Here they ran into a small problem because US Representative Ralph Regula, who represented the district where McKinley grew up, came to mountain’s defense. He got all the members of the state congressional delegation to oppose the name change. Knowing that the Board of Geographic Names could consider any name changes regarding landmarks that are being considered by Congress, every two year he would introduce a resolution mandating that “the mountain…in the State of Alaska in the United States of America known as Mount McKinley, shall retain the name Mount McKinley in perpetuity as an appropriate and lasting tribute to the service of William McKinley to his country.”

McKinley] was a martyred president and a good one, I might add,” Regula said in 2001. Even though he retired in 2009, others took up the cause. Finally, in 2015 the Obama administration announced that the Interior Department was going forward with the name change. “In changing the name from Mount McKinley to Denali, we intend no disrespect to the legacy of President McKinley,” Interior Department officials wrote at that time. “We are simply reflecting the desire of most Alaskans to have an authentically Alaskan name for this iconic Alaskan feature.”
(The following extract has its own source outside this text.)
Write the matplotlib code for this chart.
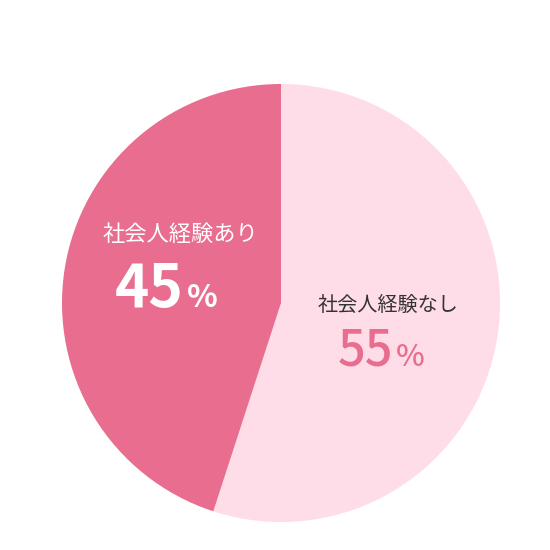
import matplotlib
matplotlib.use("Agg")
import matplotlib.pyplot as plt

labels = ["社会人経験なし", "社会人経験あり"]
values = [55, 45]
colors = ["#FEDCE8", "#E86D8E"]

plt.rcParams['font.family'] = ['Noto Sans CJK JP', 'DejaVu Sans']

fig = plt.figure(figsize=(5.5, 5.5), dpi=100)
ax = fig.add_axes([0, 0, 1, 1])

cx, cy, r = 281, 550 - 303, 219
ax.pie(values, colors=colors, startangle=90, counterclock=False,
       center=(cx, cy), radius=r, frame=True,
       wedgeprops=dict(linewidth=0))
ax.set_xlim(0, 550)
ax.set_ylim(0, 550)
ax.set_aspect('equal')
ax.axis('off')

# labels
ax.text(180, 550 - 234, labels[1], ha='center', va='center', fontsize=16, color='white')
ax.text(388, 550 - 305, labels[0], ha='center', va='center', fontsize=14.5, color='#333333')

def pct(x, y, v, color, size, weight, psize):
    ax.text(x, y, f"{v}", ha='right', va='baseline', fontsize=size, fontweight=weight, color=color)
    ax.text(x + 3, y, "%", ha='left', va='baseline', fontsize=psize, fontweight=weight, color=color)

pct(184, 550 - 307, values[1], 'white', 42, 'bold', 23)
pct(393, 550 - 366, values[0], '#E86D8E', 35, 'medium', 22)

fig.savefig("out.png", dpi=100)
While the decision pleased many in Alaska it was criticized by leading Republicans from Ohio. “I am deeply disappointed,” said then House Speaker John Boehner. Then Governor John Kasich, claimed Obama “once again oversteps his bounds.” And Senator Rob Portman, who accused Obama of “going around Congress,” added “I now urge the administration to work with me to find alternative ways to preserve McKinley’s legacy somewhere else in the national park that once bore his name.”

But what exactly was McKinley’s legacy? Beloved when he died, his reputation faded quickly (in part because Theodore Roosevelt, his successor was so dynamic). Later historians resurrected his image, judging that he found quiet but effective ways to pursue a pro-business agenda and America’s emergence of a global and colonial power that had its own foreign colonies.

Assessing his record, historian Lewis Gould wrote on the Miller Center website that: “McKinley was not a charismatic leader, and he did not inject drama into presidential affairs like his successors…Nor did he try to use his office as a bully pulpit to rally Americans to his policies and programs-initiatives which, in themselves, were small in scale compared to those put forward by his successors. Rather, William McKinley was an affable man and an astute and patient politician whose political skills and confidence enabled him to make firm decisions even when they were not popular ones. He did not reinvent the presidency, but he did work very successfully within the prevailing limitations and conception of the office.”

In other words, he wasn’t as towering as Denali but possibly was worthy of a 7-cent stamp in 1927.

Be well, stay safe, be careful when naming mountains, fight for justice and work for peace.